§ INFORMATION SUPPLIED:
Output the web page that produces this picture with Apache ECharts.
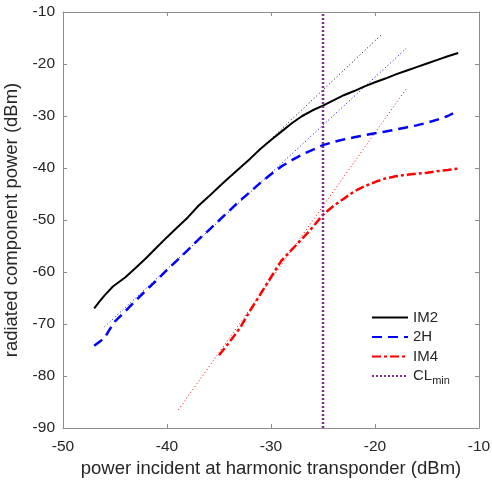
<!DOCTYPE html>
<html><head><meta charset="utf-8">
<script src="https://cdn.jsdelivr.net/npm/echarts@6/dist/echarts.min.js"></script>
<style>html,body{margin:0;padding:0;background:#fff}#c{width:492px;height:482px}</style>
</head><body><div id="c"></div>
<script>
const xTicks = [-50, -40, -30, -20, -10];
const yTicks = [-90, -80, -70, -60, -50, -40, -30, -20, -10];

const im2X = [-47,-46.5,-46,-45.2,-44,-43,-42,-41,-40,-39,-38,-37,-36,-35,-34,-33,-32,-31,-30,-29,-28,-27,-26,-25,-24,-23,-22,-21,-20,-19,-18,-17,-16,-15,-14,-13,-12];
const im2Y = [-67,-65.7,-64.5,-62.8,-61,-59.2,-57.3,-55.3,-53.3,-51.4,-49.5,-47.3,-45.5,-43.6,-41.8,-40,-38.2,-36.3,-34.6,-33.0,-31.4,-30.0,-28.9,-28,-27.0,-26.0,-25.2,-24.3,-23.5,-22.8,-22.0,-21.3,-20.6,-19.9,-19.2,-18.5,-17.9];

const h2X = [-47,-46,-45.5,-45,-44,-43,-42,-41,-40,-39,-38,-37,-36,-35,-34,-33,-32,-31,-30,-29,-28,-27,-26,-25,-24,-23,-22,-21,-20,-19,-18,-17,-16,-15,-14,-13,-12.5];
const h2Y = [-74.2,-72.7,-71.0,-69.5,-67.5,-65.5,-63.5,-61.6,-59.6,-57.7,-55.8,-53.8,-52,-50.1,-48.2,-46.3,-44.6,-42.8,-41.2,-39.7,-38.5,-37.4,-36.5,-35.6,-35.0,-34.5,-34.1,-33.7,-33.3,-33.0,-32.6,-32.2,-31.8,-31.3,-30.7,-30.0,-29.5];

const im4X = [-35,-34,-33,-32,-31,-30,-29,-28,-27,-26,-25,-24,-23,-22,-21,-20,-19,-18,-17,-16,-15,-14,-13,-12];
const im4Y = [-76,-73.5,-70.8,-67.4,-64.2,-61.0,-57.8,-55.7,-53.6,-51.4,-49.0,-47.3,-45.9,-44.5,-43.5,-42.7,-42.0,-41.6,-41.3,-41.1,-40.9,-40.6,-40.4,-40.1];

const im2FitX = [-32, -19.4];
const im2FitY = [-38.2, -14.4];
const h2FitX = [-46, -17];
const h2FitY = [-70.5, -17];
const im4FitX = [-38.9, -16.9];
const im4FitY = [-86.5, -24.5];

const clX = [-25, -25];
const clY = [-90, -10];

const zip = (xs, ys) => xs.map((x, i) => [x, ys[i]]);
const font = "'Liberation Sans', Arial, sans-serif";

function line(name, xs, ys, color, width, type, z) {
  return { name, type: 'line', data: zip(xs, ys), symbol: 'none', smooth: false,
    lineStyle: { color, width, type }, itemStyle: { color }, z: z || 2, animation: false };
}

const axisCol = '#8c8c8c';
const chart = echarts.init(document.getElementById('c'));
chart.setOption({
  animation: false,
  grid: { left: 63, right: 13, top: 12, bottom: 54, containLabel: false, outerBoundsMode: 'none' },
  xAxis: [
    { type: 'value', min: -50, max: -10, interval: 10, position: 'bottom',
      name: 'power incident at harmonic transponder (dBm)', nameLocation: 'middle', nameGap: 30,
      nameTextStyle: { fontFamily: font, fontSize: 18.5, color: '#262626' },
      axisLine: { show: true, lineStyle: { color: axisCol, width: 1 } },
      axisTick: { show: true, inside: true, length: 4, lineStyle: { color: axisCol } },
      axisLabel: { fontFamily: font, fontSize: 15.5, color: '#262626', margin: 11 },
      splitLine: { show: false } },
    { type: 'value', min: -50, max: -10, interval: 10, position: 'top',
      axisLine: { show: true, lineStyle: { color: axisCol, width: 1 } },
      axisTick: { show: true, inside: true, length: 4, lineStyle: { color: axisCol } },
      axisLabel: { show: false }, splitLine: { show: false } }
  ],
  yAxis: [
    { type: 'value', min: -90, max: -10, interval: 10, position: 'left',
      name: 'radiated component power (dBm)', nameLocation: 'middle', nameGap: 36, nameRotate: 90,
      nameTextStyle: { fontFamily: font, fontSize: 18.5, color: '#262626' },
      axisLine: { show: true, lineStyle: { color: axisCol, width: 1 } },
      axisTick: { show: true, inside: true, length: 4, lineStyle: { color: axisCol } },
      axisLabel: { fontFamily: font, fontSize: 15.5, color: '#262626', margin: 8 },
      splitLine: { show: false } },
    { type: 'value', min: -90, max: -10, interval: 10, position: 'right',
      axisLine: { show: true, lineStyle: { color: axisCol, width: 1 } },
      axisTick: { show: true, inside: true, length: 4, lineStyle: { color: axisCol } },
      axisLabel: { show: false }, splitLine: { show: false } }
  ],
  legend: {
    data: ['IM2', '2H', 'IM4', 'CLmin'],
    orient: 'vertical', left: 366, top: 305, itemWidth: 36, itemHeight: 14, itemGap: 4.5,
    itemStyle: { opacity: 0 },
    textStyle: { fontFamily: font, fontSize: 15, lineHeight: 15, color: '#262626',
      rich: { sub: { fontFamily: font, fontSize: 11, color: '#262626', padding: [9, 0, 0, 0] } } },
    formatter: n => n === 'CLmin' ? 'CL{sub|min}' : n,
    selectedMode: false
  },
  series: [
    line('im2fit', im2FitX, im2FitY, '#000000', 1, [1, 2.5], 1),
    line('h2fit', h2FitX, h2FitY, '#0000ff', 1, [1, 2.5], 1),
    line('im4fit', im4FitX, im4FitY, '#ff0000', 1, [1, 2.5], 1),
    line('IM2', im2X, im2Y, '#000000', 2, 'solid', 3),
    line('2H', h2X, h2Y, '#0000ff', 2.5, [10, 6], 3),
    line('IM4', im4X, im4Y, '#ff0000', 2.5, [9, 3, 3, 3], 3),
    line('CLmin', clX, clY, '#7e2f8e', 2.5, [2, 2], 4)
  ]
});
</script></body></html>
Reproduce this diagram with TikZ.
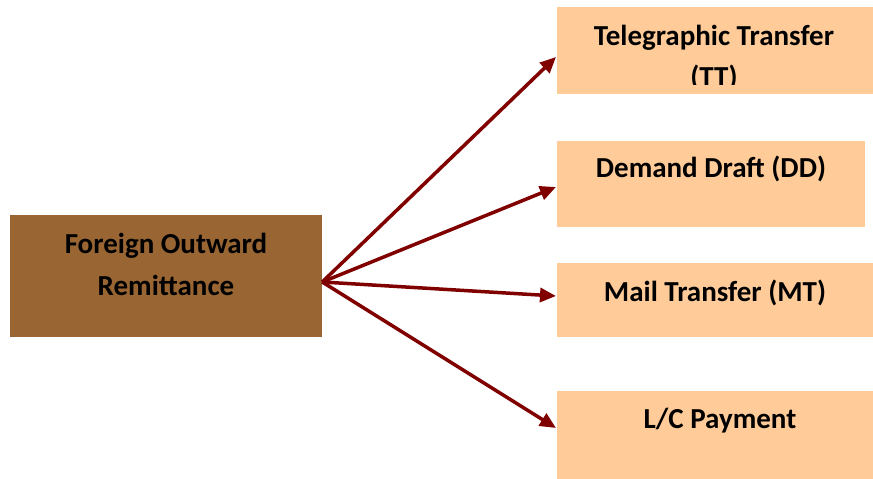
\documentclass[tikz,border=0pt]{standalone}
\usepackage{fontspec}
\setmainfont{Carlito}
\usetikzlibrary{arrows.meta}
\definecolor{rootbrown}{HTML}{996633}
\definecolor{leafpeach}{HTML}{FFCC99}
\definecolor{linkred}{HTML}{800000}
\tikzset{
  rootbox/.style={fill=rootbrown, draw=none, minimum width=312pt, minimum height=122pt, inner sep=0pt},
  leafbox/.style={fill=leafpeach, draw=none, minimum height=#1, inner sep=0pt},
  label/.style={anchor=base, inner sep=0pt, font=\fontsize{29}{34}\selectfont\bfseries},
  link/.style={linkred, line width=3.5pt, -{Triangle[length=16pt,width=14pt]}}
}
\begin{document}
\begin{tikzpicture}[x=1pt,y=-1pt]
\useasboundingbox (0,0) rectangle (873,479);
% boxes
\node[rootbox] (root) at (166,276) {};
\node[leafbox=87pt, minimum width=316pt] (tt) at (715,50.5) {};
\node[leafbox=86pt, minimum width=308pt] (dd) at (711,184) {};
\node[leafbox=74pt, minimum width=316pt] (mt) at (715,300) {};
\node[leafbox=88pt, minimum width=316pt] (lc) at (715,435) {};
% texts
\node[label] (rootA) at (166,253) {Foreign Outward};
\node[label] (rootB) at (166,295) {Remittance};
\node[label] (ttA) at (714,45) {Telegraphic Transfer};
\begin{scope}
  \clip (557,7) rectangle (873,84.5);
  \node[label] (ttB) at (714,86) {(TT)};
\end{scope}
\node[label] (ddA) at (711,177) {Demand Draft (DD)};
\node[label] (mtA) at (715,301) {Mail Transfer (MT)};
\node[label] (lcA) at (720,428) {L/C Payment};
% connectors
\coordinate (src) at (root.east |- 0,282);
\coordinate (t1) at (556,57);
\coordinate (t2) at (556,187);
\coordinate (t3) at (556,296);
\coordinate (t4) at (556,428);
\foreach \t in {t1,t2,t3,t4}
  \draw[link] (src) -- (\t);
\end{tikzpicture}
\end{document}
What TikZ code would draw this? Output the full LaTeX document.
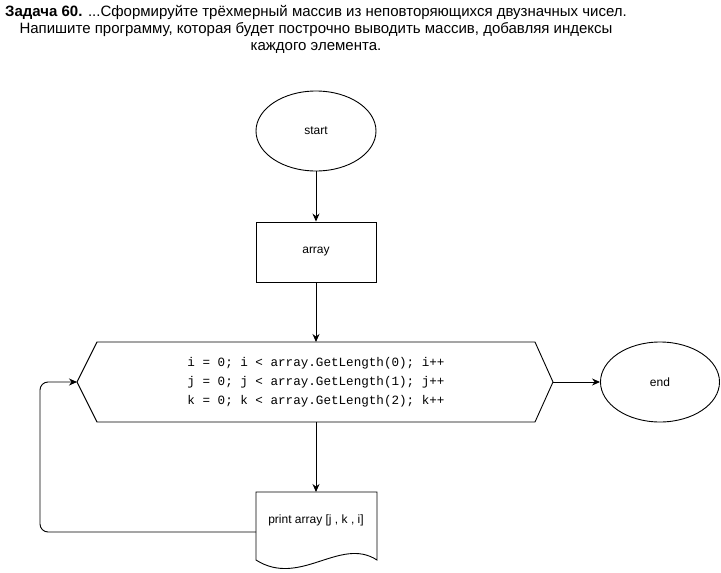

§ EXERCISE INSTRUCTIONS: Restate each line from the start of the listing through the line bearing "-60, -50, -40, -30, -20, -10];" word for word. Drop the pictures.

§ THE REPLY:
Output the web page that produces this picture with Apache ECharts.
<!DOCTYPE html>
<html><head><meta charset="utf-8">
<script src="https://cdn.jsdelivr.net/npm/echarts@6/dist/echarts.min.js"></script>
<style>html,body{margin:0;padding:0;background:#fff}#c{width:492px;height:482px}</style>
</head><body><div id="c"></div>
<script>
const xTicks = [-50, -40, -30, -20, -10];
const yTicks = [-90, -80, -70, -60, -50, -40, -30, -20, -10];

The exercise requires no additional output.